Attori del colore sbagliato: quando il casting tradisce davvero la storia (e quando no)

Il colore della pelle di un attore dovrebbe contare solo quando incide realmente sulla narrazione. Cambiarlo può essere una scelta inclusiva, ma può anche diventare cancellazione culturale: tutto dipende da cosa racconta quel colore nella storia.

Attori del colore sbagliato: quando il casting tradisce davvero la storia (e quando no) - immagine di copertina

    Sembra ormai un appuntamento fisso: ogni volta che un nuovo film o serie televisiva annuncia il suo cast, partono le reazioni sui social, spesso spropositate, al colore della pelle di uno o più attori. La questione non è nuova, ma ha assunto negli ultimi anni una rilevanza crescente, al punto da diventare un termometro ideologico: da una parte chi invoca la fedeltà all’originale, dall’altra chi celebra la rappresentazione inclusiva.
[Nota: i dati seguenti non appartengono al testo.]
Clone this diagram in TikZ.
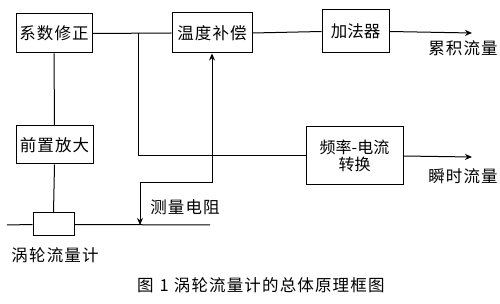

Ma cosa rende davvero inaccettabile la scelta di un attore “del colore sbagliato”? E perché, in molti casi, questa accusa rivela più pregiudizi che senso critico?

    Il colore della pelle come detonatore culturale

    Il caso più recente e chiassoso è stato quello della nuova Sirenetta (2023), con Halle Bailey nei panni di Ariel. Il fatto che un personaggio originariamente disegnato come bianco fosse interpretato da un’attrice nera ha scatenato un’onda d’urto mediatica: accuse di tradimento dell’originale, hashtag tossici, meme velenosi. Eppure Ariel è un personaggio di fantasia, una creatura marina, e il suo colore della pelle non ha alcun peso narrativo. La stessa dinamica si sta ripetendo con la nuova serie di Harry Potter, dove Hermione è interpretata da un’attrice  scura di carnagione, una scelta che riflette più fedelmente di quanto si pensi le vaghe descrizioni dell’autrice stessa. Anche qui: nessuna funzione narrativa compromessa, solo un’insofferenza a vedere i canoni visivi decostruiti.

    Quando il colore è solo pelle, e nient’altro

    Un’altra polemica ha investito la nuova serie HBO Harry Potter, dove Severus Piton è interpretato da Paapa Essiedu, attore nero. Il personaggio, nei libri, non è mai stato descritto in modo del tutto dettagliato dal punto di vista etnico: pallido, certo, e pallido è più che altro un’emozione, uno stato di salute,  non un’etnia. Ma è una caratterizzazione che lascia ampio margine. Anche in questo caso, le reazioni sembrano più legate a un rifiuto ideologico che a una reale incoerenza narrativa. Quando il tratto etnico non è un elemento strutturale della storia, il casting dovrebbe essere considerato come qualsiasi altra scelta artistica: valutabile, ma non scandalosa.

    Il whitewashing piuttosto, ovvero il contrario

    L’altra faccia della medaglia è il whitewashing, e qui la questione cambia radicalmente. Quando un personaggio pensato o scritto come etnicamente marcato viene interpretato da un attore bianco, ci troviamo davanti a una cancellazione culturale. E non è solo una questione di coerenza estetica, ma di rimozione simbolica. Pensiamo ai casi di Pan (2015), Aloha, The Lone Ranger, Prince of Persia, The Last Airbender: tutte produzioni che hanno ignorato deliberatamente l’etnicità dei personaggi originali, spesso provenienti da contesti colonizzati o emarginati. In questi casi, il problema non è il colore della pelle in sé, ma il messaggio politico e culturale che questa scelta veicola: il dominio dell’immaginario bianco come norma universale.

    Heathcliff e l’invisibilità delle origini

    E poi c’è il caso di Cime tempestose, in uscita con un nuovo adattamento nel 2025, che ha scelto Jacob Elordi per interpretare Heathcliff. Apparentemente una scelta neutra, perfino rassicurante: Elordi è talentuoso, fotogenico, molto amato. Ma Heathcliff non è un personaggio qualsiasi. La sua pelle scura, la sua provenienza esotica e indefinita («gipsy»? «indiano?») sono parte integrante della sua alienazione, del suo status di outsider in una società che lo rifiuta. Sbiancarlo è, in questo caso, un gesto narrativo che svuota il senso stesso della sua tragedia. Togliergli la pelle scura significa togliere al romanzo uno dei suoi assi portanti: la crudeltà sociale del pregiudizio. Non è una questione di fedeltà estetica, ma di verità storica.